I bet the extract did not stay mixed well in the fermenter. Did you batch prime in a seperate bucket?
 
Just a suggestion, rather than extract you can soak the vanilla beans in the bourbon. Here's my notes from my Vanilla Bourbon Porter below.


Racked to secondary onto 16 oz of burbon
8oz's of wild turkey
8oz of knob creek
Bourbon had 2 vanilla beans, split and halved soaking in it for aprroximately 2 weeks. and 1 oz of oak CUBES for 1.5 weeks.

Primary 2.5 weeks
Secondary 1.5 weeks
Bottled for 3.5 weeks before I tried it.

Ray
 
Just a suggestion, rather than extract you can soak the vanilla beans in the bourbon. Here's my notes from my Vanilla Bourbon Porter below.


Racked to secondary onto 16 oz of burbon
8oz's of wild turkey
8oz of knob creek
Bourbon had 2 vanilla beans, split and halved soaking in it for aprroximately 2 weeks. and 1 oz of oak CUBES for 1.5 weeks.

Primary 2.5 weeks
Secondary 1.5 weeks
Bottled for 3.5 weeks before I tried it.

Ray

I am gonna try it again and use beans this time since what was good was REALLY good.....My issue is also that the ones without the vanilla taste were not only not vanilla tasting , they were not good.... Mind giving me your thoughts on how yours turned out with the oak added? Also why the two different bourbons?
 
Even if it was a mixing issue I don't get why the beer would taste awful without the vanilla in it....

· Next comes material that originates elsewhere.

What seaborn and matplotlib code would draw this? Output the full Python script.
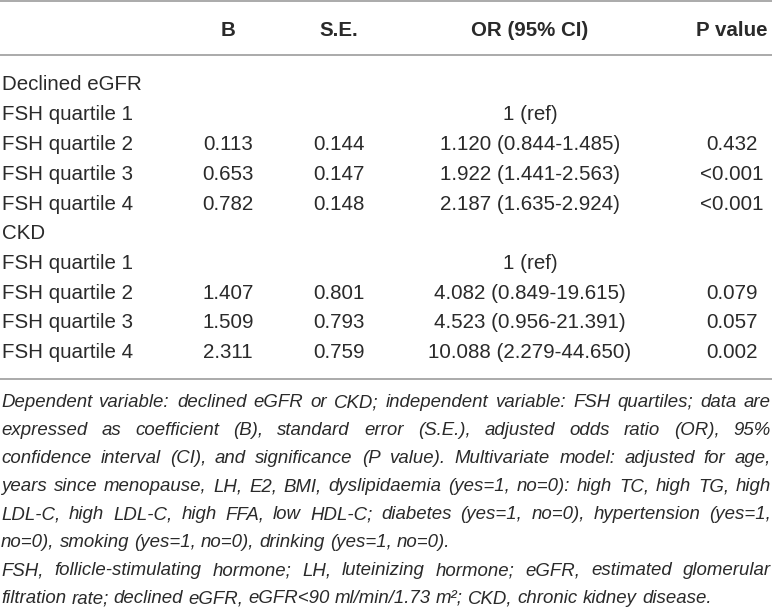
import pandas as pd
import seaborn as sns
import matplotlib
matplotlib.use("Agg")
import matplotlib.pyplot as plt
from matplotlib.font_manager import FontProperties

# table content
columns = ['B', 'S.E.', 'OR (95% CI)', 'P value']
groups = ['Declined eGFR', 'CKD']
quartiles = ['FSH quartile 1', 'FSH quartile 2', 'FSH quartile 3', 'FSH quartile 4']

egfr_b = ['', '0.113', '0.653', '0.782']
egfr_se = ['', '0.144', '0.147', '0.148']
egfr_or = ['1 (ref)', '1.120 (0.844-1.485)', '1.922 (1.441-2.563)', '2.187 (1.635-2.924)']
egfr_p = ['', '0.432', '<0.001', '<0.001']

ckd_b = ['', '1.407', '1.509', '2.311']
ckd_se = ['', '0.801', '0.793', '0.759']
ckd_or = ['1 (ref)', '4.082 (0.849-19.615)', '4.523 (0.956-21.391)', '10.088 (2.279-44.650)']
ckd_p = ['', '0.079', '0.057', '0.002']

note_lines = [
    "Dependent variable: declined eGFR or CKD; independent variable: FSH quartiles; data are",
    "expressed as coefficient (B), standard error (S.E.), adjusted odds ratio (OR), 95%",
    "confidence interval (CI), and significance (P value). Multivariate model: adjusted for age,",
    "years since menopause, LH, E2, BMI, dyslipidaemia (yes=1, no=0): high TC, high TG, high",
    "LDL-C, high LDL-C, high FFA, low HDL-C; diabetes (yes=1, no=0), hypertension (yes=1,",
    "no=0), smoking (yes=1, no=0), drinking (yes=1, no=0).",
    "FSH, follicle-stimulating hormone; LH, luteinizing hormone; eGFR, estimated glomerular",
    "filtration rate; declined eGFR, eGFR<90 ml/min/1.73 m\u00b2; CKD, chronic kidney disease.",
]
note_justify = [True, True, True, True, True, False, True, False]

# build rows
rows = []
for g, b, se, o, p in [(groups[0], egfr_b, egfr_se, egfr_or, egfr_p),
                       (groups[1], ckd_b, ckd_se, ckd_or, ckd_p)]:
    rows.append([g, '', '', '', ''])
    for i, q in enumerate(quartiles):
        rows.append([q, b[i], se[i], o[i], p[i]])
df = pd.DataFrame(rows, columns=['label'] + columns)

sns.set_theme(style='white')
plt.rcParams['font.family'] = ['Liberation Sans', 'DejaVu Sans']

W, H = 772, 611
fig = plt.figure(figsize=(W / 100, H / 100), dpi=100)
ax = fig.add_axes([0, 0, 1, 1])
ax.set_xlim(0, W)
ax.set_ylim(H, 0)
ax.axis('off')

txt = '#2a2a2a'
line_col = '#9c9c9c'
col_x = [228, 339, 530, 732]
fs = 14.8

# rules
for y in [1.2, 55, 379]:
    ax.axhline(y, color=line_col, lw=1.2)

# header
for x, c in zip(col_x, columns):
    ax.text(x, 36, c, ha='center', va='baseline', fontsize=fs,
            fontweight='bold', color=txt)

# body
row0, row_h = 90.5, 29.75
for i, r in df.iterrows():
    y = row0 + i * row_h
    ax.text(2, y, r['label'], ha='left', va='baseline', fontsize=fs, color=txt)
    for x, c in zip(col_x, columns):
        if r[c]:
            ax.text(x, y, r[c], ha='center', va='baseline', fontsize=fs, color=txt)

# footnote, justified
renderer = fig.canvas.get_renderer()
note_fs = 13.4


def text_w(s, prop):
    return renderer.get_text_width_height_descent(s, prop, ismath=False)[0]


prop = FontProperties(family='Liberation Sans', style='italic', size=note_fs)
widest = max(text_w(l, prop) for l in note_lines)
if widest > W - 4:
    note_fs *= (W - 4) / widest
    prop = FontProperties(family='Liberation Sans', style='italic', size=note_fs)

space_w = text_w('a b', prop) - text_w('ab', prop)
note0, note_h = 407, 28
for k, line in enumerate(note_lines):
    y = note0 + k * note_h
    words = line.split(' ')
    ww = [text_w(w, prop) for w in words]
    if note_justify[k] and len(words) > 1:
        gap = (W - 2 - sum(ww)) / (len(words) - 1)
    else:
        gap = space_w
    x = 1
    for w, wd in zip(words, ww):
        ax.text(x, y, w, ha='left', va='baseline', fontproperties=prop, color=txt)
        x += wd + gap

fig.savefig('out.png', dpi=100)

Personally I keep a batch of oak cubes and vanilla beans in some Bourbon and just pour in a couple ounces at bottling. Plenty of flavor for my tastes. I couldn't imagine a whole pint.
 
My goal with the oak cubes was the same as I have with salt in food. I didn't want overpowering oak flavor but I wanted something to be missing if the oak was gone. I left a few bottles unoaked and I think I succeeded.

The Reason I used 2 Bourbons is because that's what I had. MY FIL would kill me for waisting knob creek if he found out.

A pint of Bourbon seems like a lot but it's 10ml per 12 oz bottle, about 1/3 of an ounce and you lose quite a bit to the oak cubes so it's closer to 1/4 ounce per bottle.
 
Whenever I use an extract at bottling I drop it in after I start the "whirlpool siphon", this starts the mixing process. I'll also let the bottling bucket sit for 30 minutes, mixing gently with a spoon every 10 or so minutes to ensure the extract is mixed in well.